Given task ::
Repeat all of the material exactly as given.

Information supplied ::
====
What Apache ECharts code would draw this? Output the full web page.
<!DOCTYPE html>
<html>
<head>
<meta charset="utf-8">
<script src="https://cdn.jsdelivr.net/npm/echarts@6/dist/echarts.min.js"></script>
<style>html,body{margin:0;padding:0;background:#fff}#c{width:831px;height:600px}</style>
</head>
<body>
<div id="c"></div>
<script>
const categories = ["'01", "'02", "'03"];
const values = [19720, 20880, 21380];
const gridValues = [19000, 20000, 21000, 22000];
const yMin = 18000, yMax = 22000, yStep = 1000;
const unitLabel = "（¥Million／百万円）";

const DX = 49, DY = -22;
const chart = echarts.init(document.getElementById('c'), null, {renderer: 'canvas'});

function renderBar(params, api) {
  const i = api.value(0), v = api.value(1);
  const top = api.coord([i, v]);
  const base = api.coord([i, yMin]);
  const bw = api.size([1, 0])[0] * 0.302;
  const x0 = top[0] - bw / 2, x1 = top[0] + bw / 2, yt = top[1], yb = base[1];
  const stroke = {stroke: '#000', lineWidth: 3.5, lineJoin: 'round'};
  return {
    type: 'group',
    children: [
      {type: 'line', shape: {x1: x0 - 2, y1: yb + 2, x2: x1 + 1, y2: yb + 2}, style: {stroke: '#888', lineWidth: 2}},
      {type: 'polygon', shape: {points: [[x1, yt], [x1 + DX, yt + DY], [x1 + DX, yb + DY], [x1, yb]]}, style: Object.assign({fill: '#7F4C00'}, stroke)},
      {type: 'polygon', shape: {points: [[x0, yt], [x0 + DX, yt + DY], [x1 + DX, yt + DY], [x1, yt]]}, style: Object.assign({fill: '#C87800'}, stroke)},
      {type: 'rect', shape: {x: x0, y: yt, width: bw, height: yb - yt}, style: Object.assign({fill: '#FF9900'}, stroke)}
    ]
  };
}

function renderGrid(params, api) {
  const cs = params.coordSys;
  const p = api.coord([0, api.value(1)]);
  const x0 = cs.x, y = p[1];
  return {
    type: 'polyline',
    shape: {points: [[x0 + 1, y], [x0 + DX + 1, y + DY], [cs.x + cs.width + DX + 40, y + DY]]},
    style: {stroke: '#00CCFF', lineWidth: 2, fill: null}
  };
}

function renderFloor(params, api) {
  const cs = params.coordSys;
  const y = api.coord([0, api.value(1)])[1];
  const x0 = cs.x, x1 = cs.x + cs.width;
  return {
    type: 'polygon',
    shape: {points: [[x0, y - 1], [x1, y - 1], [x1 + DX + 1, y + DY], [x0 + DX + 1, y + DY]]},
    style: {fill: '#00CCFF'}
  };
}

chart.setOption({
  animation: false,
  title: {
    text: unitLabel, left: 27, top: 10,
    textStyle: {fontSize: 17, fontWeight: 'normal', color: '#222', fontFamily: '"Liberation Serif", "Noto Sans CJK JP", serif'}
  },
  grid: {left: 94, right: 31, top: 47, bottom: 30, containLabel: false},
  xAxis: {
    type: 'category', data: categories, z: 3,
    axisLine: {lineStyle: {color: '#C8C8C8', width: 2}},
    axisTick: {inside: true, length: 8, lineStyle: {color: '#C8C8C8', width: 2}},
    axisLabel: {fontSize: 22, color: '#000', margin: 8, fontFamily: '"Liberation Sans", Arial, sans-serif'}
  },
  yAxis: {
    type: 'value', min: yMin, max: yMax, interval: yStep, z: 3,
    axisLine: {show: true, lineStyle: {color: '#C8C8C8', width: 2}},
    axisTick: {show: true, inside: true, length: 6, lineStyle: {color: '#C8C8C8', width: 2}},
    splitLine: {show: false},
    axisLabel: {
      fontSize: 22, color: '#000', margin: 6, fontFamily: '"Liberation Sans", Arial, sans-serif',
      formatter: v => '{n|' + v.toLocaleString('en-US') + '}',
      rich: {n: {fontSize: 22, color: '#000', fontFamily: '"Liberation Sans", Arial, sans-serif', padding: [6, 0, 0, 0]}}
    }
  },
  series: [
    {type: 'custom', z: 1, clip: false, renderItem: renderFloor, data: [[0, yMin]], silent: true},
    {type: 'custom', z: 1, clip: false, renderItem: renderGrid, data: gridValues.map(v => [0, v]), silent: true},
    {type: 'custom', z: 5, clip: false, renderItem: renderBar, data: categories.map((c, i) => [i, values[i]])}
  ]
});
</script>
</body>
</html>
====
Solution below ::
What Apache ECharts code would draw this? Output the full web page.
<!DOCTYPE html>
<html>
<head>
<meta charset="utf-8">
<script src="https://cdn.jsdelivr.net/npm/echarts@6/dist/echarts.min.js"></script>
<style>html,body{margin:0;padding:0;background:#fff}#c{width:831px;height:600px}</style>
</head>
<body>
<div id="c"></div>
<script>
const categories = ["'01", "'02", "'03"];
const values = [19720, 20880, 21380];
const gridValues = [19000, 20000, 21000, 22000];
const yMin = 18000, yMax = 22000, yStep = 1000;
const unitLabel = "（¥Million／百万円）";

const DX = 49, DY = -22;
const chart = echarts.init(document.getElementById('c'), null, {renderer: 'canvas'});

function renderBar(params, api) {
  const i = api.value(0), v = api.value(1);
  const top = api.coord([i, v]);
  const base = api.coord([i, yMin]);
  const bw = api.size([1, 0])[0] * 0.302;
  const x0 = top[0] - bw / 2, x1 = top[0] + bw / 2, yt = top[1], yb = base[1];
  const stroke = {stroke: '#000', lineWidth: 3.5, lineJoin: 'round'};
  return {
    type: 'group',
    children: [
      {type: 'line', shape: {x1: x0 - 2, y1: yb + 2, x2: x1 + 1, y2: yb + 2}, style: {stroke: '#888', lineWidth: 2}},
      {type: 'polygon', shape: {points: [[x1, yt], [x1 + DX, yt + DY], [x1 + DX, yb + DY], [x1, yb]]}, style: Object.assign({fill: '#7F4C00'}, stroke)},
      {type: 'polygon', shape: {points: [[x0, yt], [x0 + DX, yt + DY], [x1 + DX, yt + DY], [x1, yt]]}, style: Object.assign({fill: '#C87800'}, stroke)},
      {type: 'rect', shape: {x: x0, y: yt, width: bw, height: yb - yt}, style: Object.assign({fill: '#FF9900'}, stroke)}
    ]
  };
}

function renderGrid(params, api) {
  const cs = params.coordSys;
  const p = api.coord([0, api.value(1)]);
  const x0 = cs.x, y = p[1];
  return {
    type: 'polyline',
    shape: {points: [[x0 + 1, y], [x0 + DX + 1, y + DY], [cs.x + cs.width + DX + 40, y + DY]]},
    style: {stroke: '#00CCFF', lineWidth: 2, fill: null}
  };
}

function renderFloor(params, api) {
  const cs = params.coordSys;
  const y = api.coord([0, api.value(1)])[1];
  const x0 = cs.x, x1 = cs.x + cs.width;
  return {
    type: 'polygon',
    shape: {points: [[x0, y - 1], [x1, y - 1], [x1 + DX + 1, y + DY], [x0 + DX + 1, y + DY]]},
    style: {fill: '#00CCFF'}
  };
}

chart.setOption({
  animation: false,
  title: {
    text: unitLabel, left: 27, top: 10,
    textStyle: {fontSize: 17, fontWeight: 'normal', color: '#222', fontFamily: '"Liberation Serif", "Noto Sans CJK JP", serif'}
  },
  grid: {left: 94, right: 31, top: 47, bottom: 30, containLabel: false},
  xAxis: {
    type: 'category', data: categories, z: 3,
    axisLine: {lineStyle: {color: '#C8C8C8', width: 2}},
    axisTick: {inside: true, length: 8, lineStyle: {color: '#C8C8C8', width: 2}},
    axisLabel: {fontSize: 22, color: '#000', margin: 8, fontFamily: '"Liberation Sans", Arial, sans-serif'}
  },
  yAxis: {
    type: 'value', min: yMin, max: yMax, interval: yStep, z: 3,
    axisLine: {show: true, lineStyle: {color: '#C8C8C8', width: 2}},
    axisTick: {show: true, inside: true, length: 6, lineStyle: {color: '#C8C8C8', width: 2}},
    splitLine: {show: false},
    axisLabel: {
      fontSize: 22, color: '#000', margin: 6, fontFamily: '"Liberation Sans", Arial, sans-serif',
      formatter: v => '{n|' + v.toLocaleString('en-US') + '}',
      rich: {n: {fontSize: 22, color: '#000', fontFamily: '"Liberation Sans", Arial, sans-serif', padding: [6, 0, 0, 0]}}
    }
  },
  series: [
    {type: 'custom', z: 1, clip: false, renderItem: renderFloor, data: [[0, yMin]], silent: true},
    {type: 'custom', z: 1, clip: false, renderItem: renderGrid, data: gridValues.map(v => [0, v]), silent: true},
    {type: 'custom', z: 5, clip: false, renderItem: renderBar, data: categories.map((c, i) => [i, values[i]])}
  ]
});
</script>
</body>
</html>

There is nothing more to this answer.